Written exercise: Output the lines below exactly, please, from the first line until the line with "(0,0) rectangle (1000,608);", counting both.

Data for this exercise:
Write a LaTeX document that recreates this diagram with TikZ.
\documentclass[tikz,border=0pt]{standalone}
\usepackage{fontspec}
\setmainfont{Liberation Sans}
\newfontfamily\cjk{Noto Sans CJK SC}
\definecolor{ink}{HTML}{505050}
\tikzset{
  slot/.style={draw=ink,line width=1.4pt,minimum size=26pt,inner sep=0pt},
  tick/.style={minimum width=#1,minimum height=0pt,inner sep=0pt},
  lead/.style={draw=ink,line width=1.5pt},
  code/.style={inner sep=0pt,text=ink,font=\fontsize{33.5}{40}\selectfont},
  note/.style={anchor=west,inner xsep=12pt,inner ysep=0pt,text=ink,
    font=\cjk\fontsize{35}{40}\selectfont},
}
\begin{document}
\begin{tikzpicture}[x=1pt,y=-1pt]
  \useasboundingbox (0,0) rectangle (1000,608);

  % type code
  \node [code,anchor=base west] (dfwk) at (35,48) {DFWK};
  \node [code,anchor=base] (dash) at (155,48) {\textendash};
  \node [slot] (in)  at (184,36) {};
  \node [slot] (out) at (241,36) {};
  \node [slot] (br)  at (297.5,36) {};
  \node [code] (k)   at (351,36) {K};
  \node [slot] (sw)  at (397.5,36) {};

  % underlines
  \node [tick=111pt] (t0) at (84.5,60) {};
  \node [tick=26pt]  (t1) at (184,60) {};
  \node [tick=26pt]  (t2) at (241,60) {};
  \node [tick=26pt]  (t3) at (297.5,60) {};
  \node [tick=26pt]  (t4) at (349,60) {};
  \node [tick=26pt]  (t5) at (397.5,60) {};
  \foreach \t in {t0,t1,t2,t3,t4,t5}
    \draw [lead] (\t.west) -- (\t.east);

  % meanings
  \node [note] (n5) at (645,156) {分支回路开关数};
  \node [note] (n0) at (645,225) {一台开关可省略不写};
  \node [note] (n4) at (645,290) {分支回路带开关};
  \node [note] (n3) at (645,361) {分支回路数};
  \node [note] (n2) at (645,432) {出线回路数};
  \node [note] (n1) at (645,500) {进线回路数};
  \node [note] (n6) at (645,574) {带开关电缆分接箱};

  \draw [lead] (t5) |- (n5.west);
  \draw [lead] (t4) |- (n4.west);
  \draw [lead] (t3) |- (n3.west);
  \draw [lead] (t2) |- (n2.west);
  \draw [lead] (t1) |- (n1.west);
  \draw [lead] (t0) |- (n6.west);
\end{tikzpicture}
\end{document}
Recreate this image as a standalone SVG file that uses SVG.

Response:
Write a LaTeX document that recreates this diagram with TikZ.
\documentclass[tikz,border=0pt]{standalone}
\usepackage{fontspec}
\setmainfont{Liberation Sans}
\newfontfamily\cjk{Noto Sans CJK SC}
\definecolor{ink}{HTML}{505050}
\tikzset{
  slot/.style={draw=ink,line width=1.4pt,minimum size=26pt,inner sep=0pt},
  tick/.style={minimum width=#1,minimum height=0pt,inner sep=0pt},
  lead/.style={draw=ink,line width=1.5pt},
  code/.style={inner sep=0pt,text=ink,font=\fontsize{33.5}{40}\selectfont},
  note/.style={anchor=west,inner xsep=12pt,inner ysep=0pt,text=ink,
    font=\cjk\fontsize{35}{40}\selectfont},
}
\begin{document}
\begin{tikzpicture}[x=1pt,y=-1pt]
  \useasboundingbox (0,0) rectangle (1000,608);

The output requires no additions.